The problem is get everyone on the same line about the user interface.
And to design a decent API too. This is probably going to take some
time.
I think the sooner we get something in Egg, the better. Obviously we
need to agree on things like your point 4 before.
> 1. Handling multiple toolbars gracefully is a must, since we have lots
> of toolbars which show and hide themselves frequently depending on the
> IDE run context. I'm sure other complex apps like Abiword, etc. will
> need it too.
>
> 2. There should be a way to set the display style for each toolbar
> (Text, Icon, Both Horizontal, Both Vertical, Priority Horizontal).
> Gustavo implemented most of this at a toolbar level for BonoboUI and I
> really like the way it works. Here's a screenie:
> http://sourcebase.sourceforge.net/anjuta2-toolbars.png
> [ Note that this complements the Epiphany toolbar editor ]
We had some discussions about this on the epiphany list.
My opinion is that it is unnecessarily complex (per toolbar
configuration). This is also Seth opinion I think.
> 4. There should be graceful handling of the situation where there's an
> large number of toolbar items.

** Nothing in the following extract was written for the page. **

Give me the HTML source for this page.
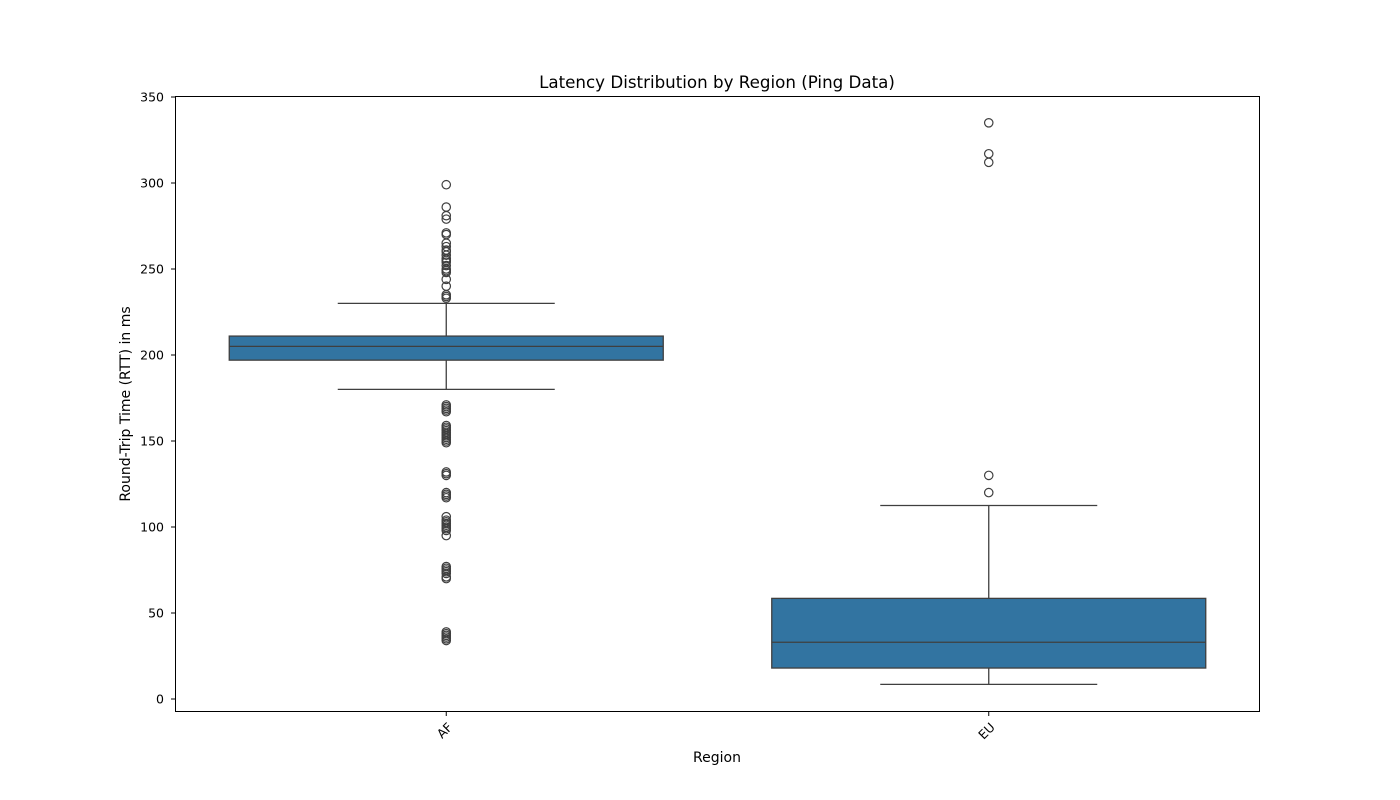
<!DOCTYPE html>
<html><head><meta charset="utf-8">
<style>
html,body{margin:0;padding:0;background:#fff;}
svg{display:block;font-family:"DejaVu Sans","Liberation Sans",sans-serif;}
</style></head>
<body>
<svg id="chart" width="1400" height="800" xmlns="http://www.w3.org/2000/svg">
<rect width="1400" height="800" fill="#fff"/>
<text x="717" y="88" text-anchor="middle" font-size="16.7" fill="#000">Latency Distribution by Region (Ping Data)</text>
<text x="717" y="762" text-anchor="middle" font-size="14" fill="#000">Region</text>
<text transform="translate(130,404) rotate(-90)" text-anchor="middle" font-size="14" fill="#000">Round-Trip Time (RTT) in ms</text>
<g id="marks"></g>
<rect x="175.5" y="96.5" width="1084" height="615" fill="none" stroke="#000" stroke-width="1"/>
</svg>
<script>
const categories = ["AF", "EU"];
const q1 = [197, 18];
const medians = [205, 33];
const q3 = [211, 58.5];
const whiskerLow = [180, 8.5];
const whiskerHigh = [230, 112.5];
const outliersAF = [299, 286, 281, 279, 271, 270, 265, 263, 261, 260, 258, 256, 255, 254, 252, 250, 249, 248, 244, 240, 235, 234, 233,
  171, 170, 169, 168, 167, 159, 158, 157, 156, 155, 154, 153, 152, 151, 150, 149, 132, 131, 130, 120, 119, 118, 117,
  106, 104, 103, 102, 101, 100, 99, 98, 95, 77, 76, 75, 74, 73, 71, 70, 39, 38, 37, 36, 35, 34];
const outliersEU = [335, 317, 312, 130, 120];
const outliers = [outliersAF, outliersEU];
const yTicks = [0, 50, 100, 150, 200, 250, 300, 350];

const plotL = 175, plotR = 1260;
const band = (plotR - plotL) / categories.length;
function xScale(i){ return plotL + band * (i + 0.5); }
function yScale(v){ return 699 - v * 1.72; }

const NS = "http://www.w3.org/2000/svg";
const g = document.getElementById("marks");
function mk(tag, attrs){
  const e = document.createElementNS(NS, tag);
  for (const k in attrs) e.setAttribute(k, attrs[k]);
  g.appendChild(e);
  return e;
}

yTicks.forEach(t => {
  const y = yScale(t);
  const tk = mk("line", {x1:171, x2:175, y1:y, y2:y, stroke:"#000", "stroke-width":1});
  
  
  const lb = mk("text", {x:164, y:y+4.5, "text-anchor":"end", "font-size":12.5, fill:"#000"});
  lb.textContent = t;
  
  
});

categories.forEach((c, i) => {
  const cx = xScale(i);
  const boxW = band * 0.8, capW = boxW / 2;
  const tk = mk("line", {x1:cx, x2:cx, y1:712, y2:716, stroke:"#000", "stroke-width":1});
  
  
  const lb = mk("text", {transform:`translate(${cx+7},${728}) rotate(-45)`, "text-anchor":"end", "font-size":12.5, fill:"#000"});
  lb.textContent = c;
  
  

  const wl = mk("line", {x1:cx, x2:cx, y1:yScale(q1[i]), y2:yScale(whiskerLow[i]), stroke:"#3f3f3f", "stroke-width":1.3});
  
  
  const wh = mk("line", {x1:cx, x2:cx, y1:yScale(q3[i]), y2:yScale(whiskerHigh[i]), stroke:"#3f3f3f", "stroke-width":1.3});
  
  
  const cl = mk("line", {x1:cx-capW/2, x2:cx+capW/2, y1:yScale(whiskerLow[i]), y2:yScale(whiskerLow[i]), stroke:"#3f3f3f", "stroke-width":1.3});
  
  
  const ch = mk("line", {x1:cx-capW/2, x2:cx+capW/2, y1:yScale(whiskerHigh[i]), y2:yScale(whiskerHigh[i]), stroke:"#3f3f3f", "stroke-width":1.3});
  
  

  const bx = mk("rect", {x:cx-boxW/2, y:yScale(q3[i]), width:boxW, height:yScale(q1[i])-yScale(q3[i]), fill:"#3274a1", stroke:"#3f3f3f", "stroke-width":1.3});
  
  
  const md = mk("line", {x1:cx-boxW/2, x2:cx+boxW/2, y1:yScale(medians[i]), y2:yScale(medians[i]), stroke:"#3f3f3f", "stroke-width":1.3});
  
  

  outliers[i].forEach(v => {
    const o = mk("circle", {cx:cx, cy:yScale(v), r:4.2, fill:"none", stroke:"#3f3f3f", "stroke-width":1.2});
    
    
  });
});
</script>
</body></html>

I feel the Epiphany style is OK for a
> small number of items, but it might be pretty unweildy for a large
> number of tool items (say, 100 or so). Besides, D&D for customization is
> pretty overrated IMO. It migtht make a cool GUI gimmick but makes life
> difficult for users of more complicated apps like office suites and
> IDEs. It is also difficult to make it a11y friendly I think. I
> personally think the OpenOffice 'Tools->Configure' thing is pretty cool
> since it brings menu editing, toolbar and toolbar item customization,
> keyboard shortcuts and user-defined event macros under one consistent
> GUI. Here're the screenies:
> http://sourcebase.sf.net/oo-eventeditor.png
> http://sourcebase.sf.net/oo-keyeditor.png
> http://sourcebase.sf.net/oo-menueditor.png
> http://sourcebase.sf.net/oo-statuseditor.png
> http://sourcebase.sf.net/oo-tooleditor.png
I think the direct manipulation that dnd provides is very good.
I played a few minutes with open office but I was not able to understand
how to configure toolbar items ...
Are you sure drag and drop is a problem for office applications ? I
think at least MS Office is using it.
Anyway the usability and accessibility teams should get a decision about
this, as stated in GEP 6.
Not sure why usability list is no more cced on this thread, I'm going to
readd it.
You are right about accessibility problems, but it's something that can
be solved.
http://bugzilla.gnome.org/show_bug.cgi?id=105129
It's obviously quite a bit of work, but if we can share it in several
applications, it's definately worth.